I have been evaluating Springpad, a note taking tool.
It is not really fair, though, to call it that. Springpad is more like a Swiss Army knife for the Internet. There’s a lot of utility in small and elegant package.
Springpad was built to help you quickly grab information from the web, associate it with other information, create and manage tasks, and so on. There are specific integrations with a dozen or more popular services such as Amazon, Apple Trailers, IMDB, Flickr, and many others.
The creators also obviously were thinking of the iPad specifically and tablets and smart phones more generally when they named and designed this product. The user interface on the Android is easy to get around, and there are even big buttons for some things (such as checking off a to-do list item) in the web version.
Where the application really shines is in finding relevant snippets and web links about current day locations such as restaurants, but also museums and brick-and-mortar stores. The site then organizes the information and presents it in a clean list fashion, or as pins on a Google map, or on a virtual corkboard of images and stickies.
In your settings, you can link to Twitter, Yahoo, Gmail and Facebook accounts, as well as get an e‑mail address to mail things to if you have something to add to Springpad when you are not on their site. There’s also a quick link to import your Delicious links. (When Yahoo’s decision to divest itself of Delicious, users of the social bookmarking site got up-in-arms about it; software developers at Evernote, Springpad, Pinboard and other sites quickly posted ways to import links from Delicious. Evernote’s method brings every bookmark into a single note, which is just lame. Pinboard and Springpad were more oriented to treating the links as independent items.)
Springpad is designed to help you control what you share. You cannot create fine-grained sharing controls. Items are either shared with everyone on the Internet or they are kept private. This can be controlled at the category level (bookmarks, restaurants, products, recipes, files, businesses, albums, wine, and so on) or at the level of the individual item.
For Getting Things Done (GTD), Springpad provides tasks and task lists, but also check lists, packing lists, alarms, shopping lists, events, and milestones. This looks like it will be very handy: When you add a recipe that the site recognizes as such, you are literally one click away from having a shopping list. Since the site syncs your devices, that list is ready to show up on your smart phone.

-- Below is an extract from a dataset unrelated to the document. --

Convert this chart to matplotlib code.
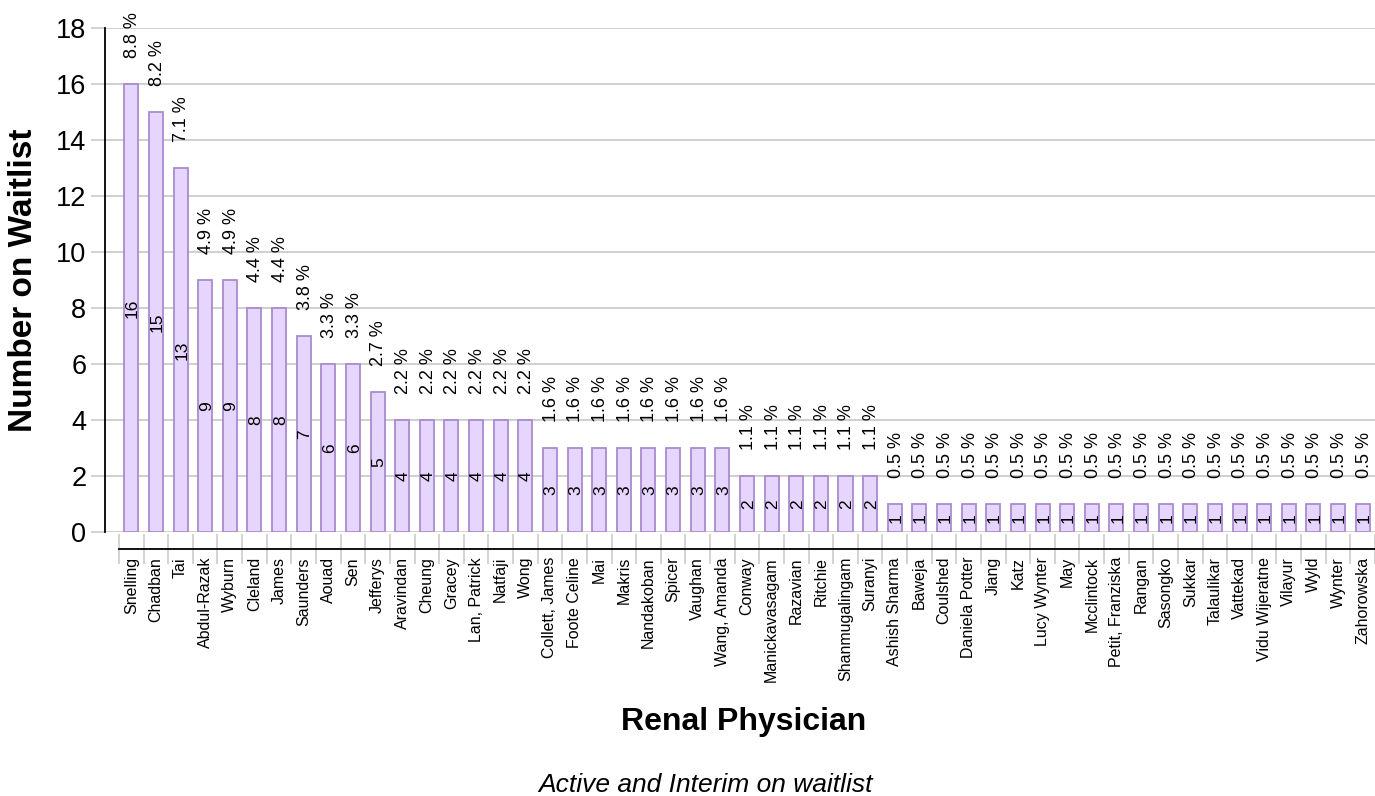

Springpad for genealogists is very handy as a powerful task list organizer, and as a quick way to gather in advance what is around the courthouse you will be visiting (the brewpub, the golf course, the hotel), but it’s almost painful to see how deep the integration is with sites like Yelp and Epicurious and realize that there is no such product that delves into archives.gov, Rootsweb, Footnote, and similar sites. We still have to search for items one by one on various websittes, then manually download and catalog each finding. It’s only a matter of time before someone takes this level of usability and applies it to the gathering and organizing of historical data. When that day comes, the irony is that it may make physical repositories more important to the casual researcher, because genealogical data mining will proceed faster.